Data Product Management
-----------------------

Management of the data products returned by an algorithm is taken over by the framework.
Read-only access to input data products is provided to algorithms :need:`DUNE 121` :need:`DUNE 130`.
Read-only access to a data product must not mutate it.
Data products that are intended to be written out are sent to the IO system as soon as they are created :need:`DUNE 142`.
Data products are removed from memory as soon as they are no longer needed as input to another algorithm :need:`DUNE 142`.

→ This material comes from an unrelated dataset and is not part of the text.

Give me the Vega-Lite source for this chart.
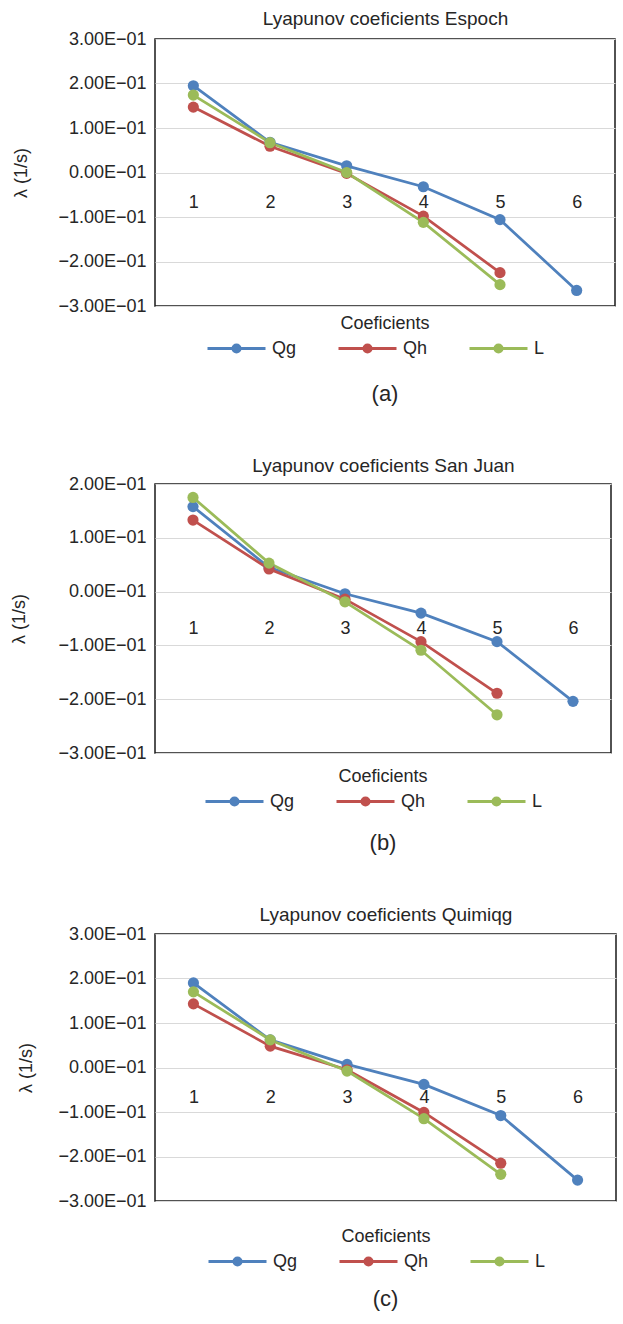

Data Product Identification
---------------------------

Each data product is associated with a specific set of metadata describing the algorithms and configurations used in their creation.
These metadata allow that creation to be reproducible :need:`DUNE 122`.
The metadata are stored along with the data in the framework output file, and the IO interface allows access to the metadata :need:`DUNE 121`.

The data products created by an algorithm are associated with metadata that identify the algorithm that created them.
Such metadata include:

- the *creator*, the name of the algorithm that created the data product
- and identifier for the *data product sets* with which the data product is associated (e.g. *spill*, *run*, *calibration interval*, or other experiment-defined category)
- the *processing phase*, an identifier for the job in which the data product was created
- an individual *name* for the data product (which may be empty), to distinguish between multiple products of the same type created by the same algorithm.

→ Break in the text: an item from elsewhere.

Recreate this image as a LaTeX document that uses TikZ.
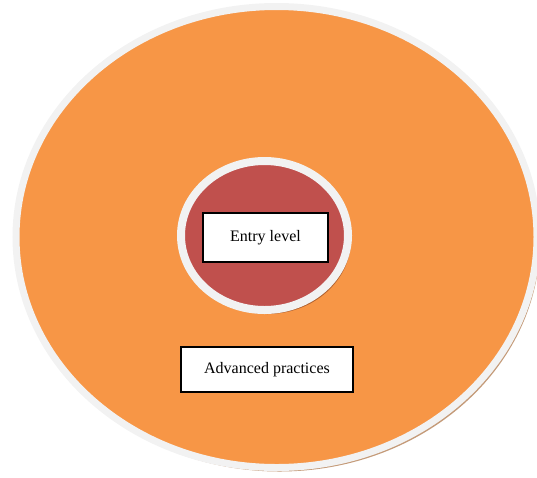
\documentclass[tikz,border=0pt]{standalone}
\usepackage{fontspec}
\setmainfont{Liberation Serif}
\usepackage{tikz}
\usetikzlibrary{shapes.geometric,shadows}
\definecolor{ringorange}{HTML}{F79646}
\definecolor{ringred}{HTML}{C0504D}
\definecolor{ringedge}{HTML}{F2F2F2}
\definecolor{outershade}{HTML}{C49A78}
\definecolor{innershade}{HTML}{B0602F}

\begin{document}
\begin{tikzpicture}[x=1pt,y=-1pt,
  ring/.style={ellipse,draw=ringedge,inner sep=0pt},
  label box/.style={rectangle,draw=black,line width=1.5pt,fill=white,inner sep=0pt,font=\fontsize{16}{19}\selectfont}]
\useasboundingbox (0,0) rectangle (537,477);
\node [ring,fill=ringorange,line width=7pt,minimum width=521pt,minimum height=461pt,
  drop shadow={shadow xshift=3pt,shadow yshift=-4pt,fill=outershade,opacity=1}] (outer) at (276.5,237) {};
\node [ring,fill=ringred,line width=8pt,minimum width=167pt,minimum height=149pt,
  drop shadow={shadow xshift=3pt,shadow yshift=-4pt,fill=innershade,opacity=1}] (inner) at (264.5,235.5) {};
\node [label box,minimum width=125pt,minimum height=49pt] (entry) at (265.5,237.5) {Entry level};
\node [label box,minimum width=172pt,minimum height=45pt] (advanced) at (267,369.5) {Advanced practices};
\end{tikzpicture}
\end{document}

In addition to these metadata, a data product is also specified by its *type*.

The metadata are stored in the framework output file, and the IO interface allows access to the metadata :need:`DUNE 121`.

The metadata are also used in data product lookup, to specificy which data products are to be provided as inputs to an algorithm.
The algorithms are configured to identify the inputs in which they are interested by selecting on  any of the metadata defined above, as well as by the programming language types of their inputs.